François Pierron : Pour l'instant, j'ai envie de faire du nouveau et qu'on s'attaque à notre deuxième disque. Des bulles d'air, ben y'en a pas mal quand même. C'est ce que disait Loïc. Il y a une belle solidarité, une belle amitié entre pleins de copains musiciens et chanteurs qu'on n'arrête pas de croiser. Effectivement, on arrête pas de s'encascader, comme dit Loïc. On se voit l'après-midi et puis on se ménage des espaces de liberté, on fait du ping-pong, des fois des chansons à eux aussi qui viennent dans le spectacle. Moi, je suis toujours en appétit et je me régale. Après, j'aimerais bien faire plein d'autres choses mais on ne peut pas tout faire. Moi, si j'ai pas une soirée pizza-télé une fois de temps en temps, je pète les plombs.

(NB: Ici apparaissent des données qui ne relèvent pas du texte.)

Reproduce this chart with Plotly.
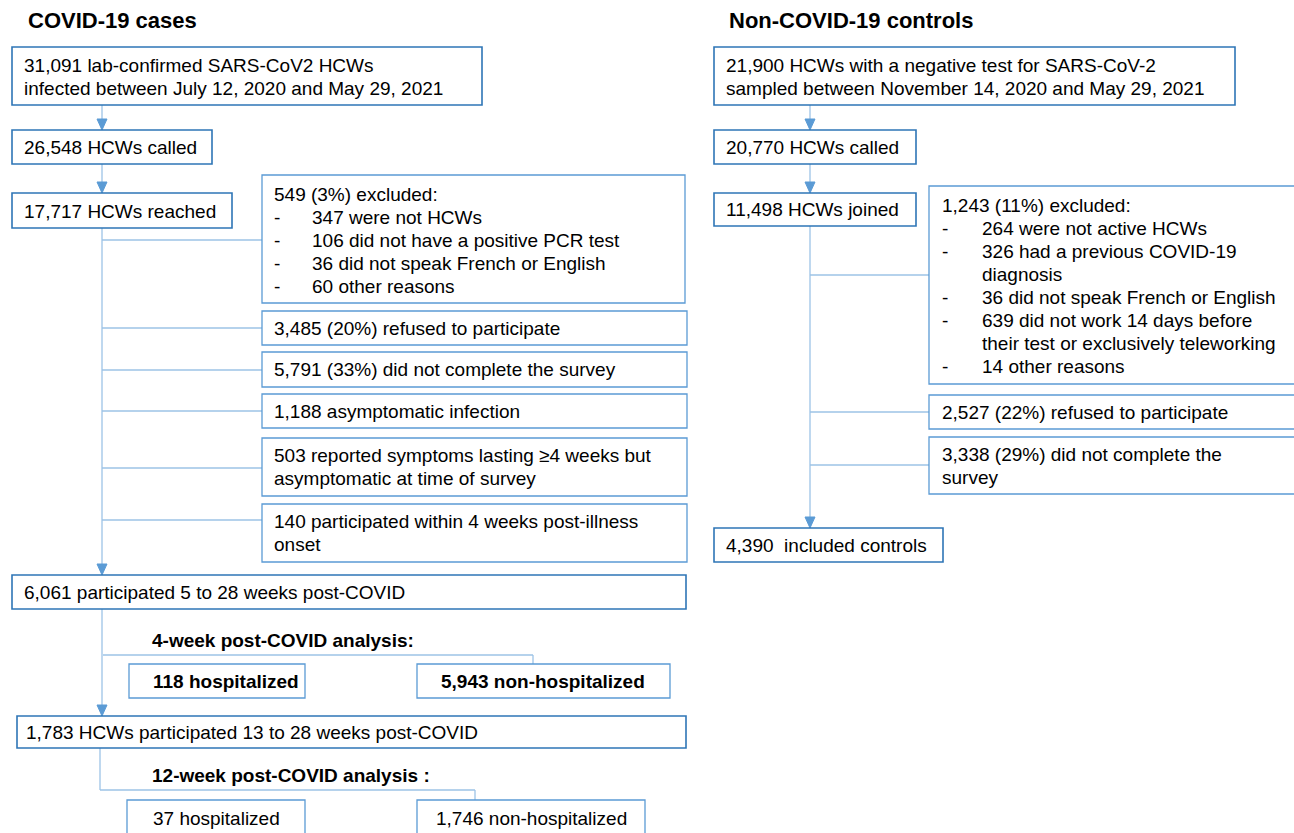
import plotly.graph_objects as go

W, H = 1294, 833
FONT = "Liberation Sans, Arial, sans-serif"
DARK = "#2E75B6"
MID = "#5B9BD5"
LIGHT = "#9DC3E6"
FS = 19
LH = 23

# ---------------- data (texts / counts) ----------------
titles = ["COVID-19 cases", "Non-COVID-19 controls"]
case_main = [
    ["31,091 lab-confirmed SARS-CoV2 HCWs", "infected between July 12, 2020 and May 29, 2021"],
    ["26,548 HCWs called"],
    ["17,717 HCWs reached"],
    ["6,061 participated 5 to 28 weeks post-COVID"],
    ["1,783 HCWs participated 13 to 28 weeks post-COVID"],
]
case_excl_head = "549 (3%) excluded:"
case_excl_items = [["347 were not HCWs"], ["106 did not have a positive PCR test"],
                   ["36 did not speak French or English"], ["60 other reasons"]]
case_side = [
    ["3,485 (20%) refused to participate"],
    ["5,791 (33%) did not complete the survey"],
    ["1,188 asymptomatic infection"],
    ["503 reported symptoms lasting ≥4 weeks but", "asymptomatic at time of survey"],
    ["140 participated within 4 weeks post-illness", "onset"],
]
analysis_titles = ["4-week post-COVID analysis:", "12-week post-COVID analysis :"]
analysis4 = ["118 hospitalized", "5,943 non-hospitalized"]
analysis12 = ["37 hospitalized", "1,746 non-hospitalized"]

ctrl_main = [
    ["21,900 HCWs with a negative test for SARS-CoV-2", "sampled between November 14, 2020 and May 29, 2021"],
    ["20,770 HCWs called"],
    ["11,498 HCWs joined"],
    ["4,390  included controls"],
]
ctrl_excl_head = "1,243 (11%) excluded:"
ctrl_excl_items = [["264 were not active HCWs"],
                   ["326 had a previous COVID-19", "diagnosis"],
                   ["36 did not speak French or English"],
                   ["639 did not work 14 days before", "their test or exclusively teleworking"],
                   ["14 other reasons"]]
ctrl_side = [
    ["2,527 (22%) refused to participate"],
    ["3,338 (29%) did not complete the", "survey"],
]

# ---------------- drawing helpers ----------------
shapes = []
annos = []

def box(x0, y0, x1, y1, color=DARK, w=1.6):
    shapes.append(dict(type="rect", x0=x0, y0=y0, x1=x1, y1=y1,
                       line=dict(color=color, width=w), fillcolor="white", layer="above"))

def line(x0, y0, x1, y1, color=LIGHT, w=1.3):
    shapes.append(dict(type="line", x0=x0, y0=y0, x1=x1, y1=y1,
                       line=dict(color=color, width=w), layer="below"))

def arrow(x, y0, y1):
    line(x, y0, x, y1 - 9)
    shapes.append(dict(type="path",
                       path=f"M {x-5},{y1-11} L {x+5},{y1-11} L {x},{y1} Z",
                       fillcolor=MID, line=dict(color=MID, width=1), layer="below"))

def text(x, y, t, size=FS, bold=False, anchor="left"):
    annos.append(dict(x=x, y=y, text=(f"<b>{t}</b>" if bold else t), showarrow=False,
                      xanchor=anchor, yanchor="middle", align="left",
                      font=dict(family=FONT, size=size, color="black"),
                      xref="x", yref="y"))

def lines(x, yc, tl, **kw):
    n = len(tl)
    for i, t in enumerate(tl):
        text(x, yc + (i - (n - 1) / 2) * LH, t, **kw)

# ---------------- left column ----------------
text(26, 20, titles[0], size=22, bold=True)
box(12, 47, 482, 105); lines(22, 77, case_main[0])
arrow(102, 105, 130)
box(12, 130, 212, 164); lines(22, 147, case_main[1])
arrow(102, 164, 193)
box(12, 193, 232, 228); lines(22, 211, case_main[2])
arrow(102, 228, 575)

# exclusion box
box(262, 175, 685, 303, MID, 1.3)
line(102, 240, 262, 240)
text(272, 194, case_excl_head)
for i, t in enumerate(case_excl_items):
    yy = 217 + i * 23
    text(272, yy, "-")
    text(310, yy, t[0])

side_boxes = [(311, 345, 328), (352, 387, 370), (394, 428, 411), (438, 496, 468), (504, 562, 520)]
for (y0, y1, yl), t in zip(side_boxes, case_side):
    box(262, y0, 687, y1, MID, 1.3)
    line(102, yl, 262, yl)
    lines(272, (y0 + y1) / 2, t)

box(12, 575, 686, 609); lines(22, 592, case_main[3])
text(150, 640, analysis_titles[0], bold=True)
line(103, 655, 533, 655); line(533, 655, 533, 664)
arrow(102, 609, 716)
box(129, 664, 305, 698, MID, 1.3); text(151, 681, analysis4[0], bold=True)
box(417, 664, 670, 698, MID, 1.3); text(543, 681, analysis4[1], bold=True, anchor="center")

box(17, 716, 686, 748); lines(24, 732, case_main[4])
text(150, 775, analysis_titles[1], bold=True)
line(100, 748, 100, 790); line(100, 790, 475, 790); line(475, 790, 475, 800)
box(127, 800, 305, 845, MID, 1.3); text(216, 818, analysis12[0], anchor="center")
box(417, 800, 645, 845, MID, 1.3); text(531, 818, analysis12[1], anchor="center")

# ---------------- right column ----------------
text(727, 20, titles[1], size=22, bold=True)
box(714, 47, 1235, 105); lines(724, 77, ctrl_main[0])
arrow(810, 105, 130)
box(714, 130, 916, 164); lines(724, 147, ctrl_main[1])
arrow(810, 164, 193)
box(714, 193, 916, 226); lines(724, 209, ctrl_main[2])
arrow(810, 226, 528)

box(929, 186, 1300, 384, MID, 1.3)
line(810, 275, 929, 275)
text(940, 205, ctrl_excl_head)
yy = 228
for item in ctrl_excl_items:
    text(940, yy, "-")
    for t in item:
        text(980, yy, t)
        yy += 23

rside = [(395, 429, 412), (437, 494, 465)]
for (y0, y1, yl), t in zip(rside, ctrl_side):
    box(929, y0, 1300, y1, MID, 1.3)
    line(810, yl, 929, yl)
    lines(940, (y0 + y1) / 2, t)

box(714, 528, 943, 562); lines(724, 545, ctrl_main[3])

fig = go.Figure()
fig.update_layout(
    width=W, height=H, margin=dict(l=0, r=0, t=0, b=0),
    paper_bgcolor="white", plot_bgcolor="white",
    xaxis=dict(range=[0, W], visible=False, fixedrange=True),
    yaxis=dict(range=[H, 0], visible=False, fixedrange=True),
    shapes=shapes, annotations=annos, showlegend=False,
)
fig.write_html("out.html", config={"displayModeBar": False},
               post_script="document.body.style.margin='0px';document.body.style.overflow='hidden';")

Loïc Lantoine : On se sent proche des gens plutôt dans leur façon de se comporter dans le boulot plutôt que par rapport à ce qu'ils font artistiquement. Et comme on fait un truc qui de toute façon… Ouais, on fait pas trop pareil que… Enfin, on ne connaît pas des gens qui font pareil que nous, donc ça va. On a cette chance nous d'avoir ce petit truc à côté, donc c'est un peu étonnant ce qu'on fait. Du coup, ça ne ressemble pas aux collègues, ce qui ne nous empêche pas de se rapprocher d'eux pour pleins de raisons.
François Pierron : Peut-être qu'ils font tous des trucs étonnants sauf nous en fait.
Loïc Lantoine : Ouais, ça doit être ça.
Le passage de la scène à l'album, c'était délicat ?
Loïc Lantoine : Ben pour moi, c'était une découverte. Il a fallu apprendre. Au début, il faut se faire violence. On est devant un micro à répéter plusieurs fois le même truc. Il a fallu mettre du plaisir là-dedans, ce qui n'était pas évident pour moi. On a eu le besoin de faire un objet qui n'était pas le reflet de ce qu'on faisait sur scène, mais d'apprendre à faire un disque qui est fait pour être écouté et réécouté. Et puis c'est pas la même chose, c'est vrai qu'un concert, une fois qu'on a fini, si on a tapé à côté à un moment, c'est pas grave, il est fini. Un disque, ça reste. On a eu cette chance d'avoir du confort pour le faire et d'être sorti de là ravi d'avoir appris à faire ça, de l'avoir fait… Et puis, on l'aime bien ce disque.
François Pierron : On est vachement content ouais…
Ca change du syndrome de l'artiste qui n'a qu'une hâte, c'est de passer à l'album suivant.
Loïc Lantoine : Ca dépend des conditions. Nous pour un premier album, on a eu trois semaines de prises, ce qui est vachement bien. Moi, je n'imaginais pas avant de le faire que ça pourrait vraiment se faire. J'étais parti dans l'idée qu'on allait en faire un, pour laisser un témoignage aux gens qui le réclamaient. Mais pas de développer un truc qui nous ferait connaître en dehors de la scène. Et puis, il se trouve que si, ça fonctionne comme ça quand même. On en est ravi.
Pour finir, un p'tit mot sur le prochain album.
Loïc Lantoine : Il manque de la matière encore et cette matière on aura besoin de la travailler. Il faut donc écrire la totalité de l'album voire un peu plus et puis après les jouer quand même pour qu'on les ait bien, qu'on soit à l'aise avec.
Pour vous les répétitions, c'est les concerts ?
Loïc Lantoine : Ouais, voilà. C'est ça.
François Pierron : Sur le premier disque finalement les deux tiers des musiques ont changé sur place. On avait envie de fraîcheur et puis c'est autre chose, c'est un autre outil. Mais n'empêche que même si tu changes la musique, si tu changes tout ça, il y a une maturité du propos. Tu sais où tu as envie d'aller et tu sais comment tu as envie d'être surpris.
Un grand merci à Loïc et François pour leur gentillesse
Merci aussi à Boris, leur "manager de moins de 50 ans".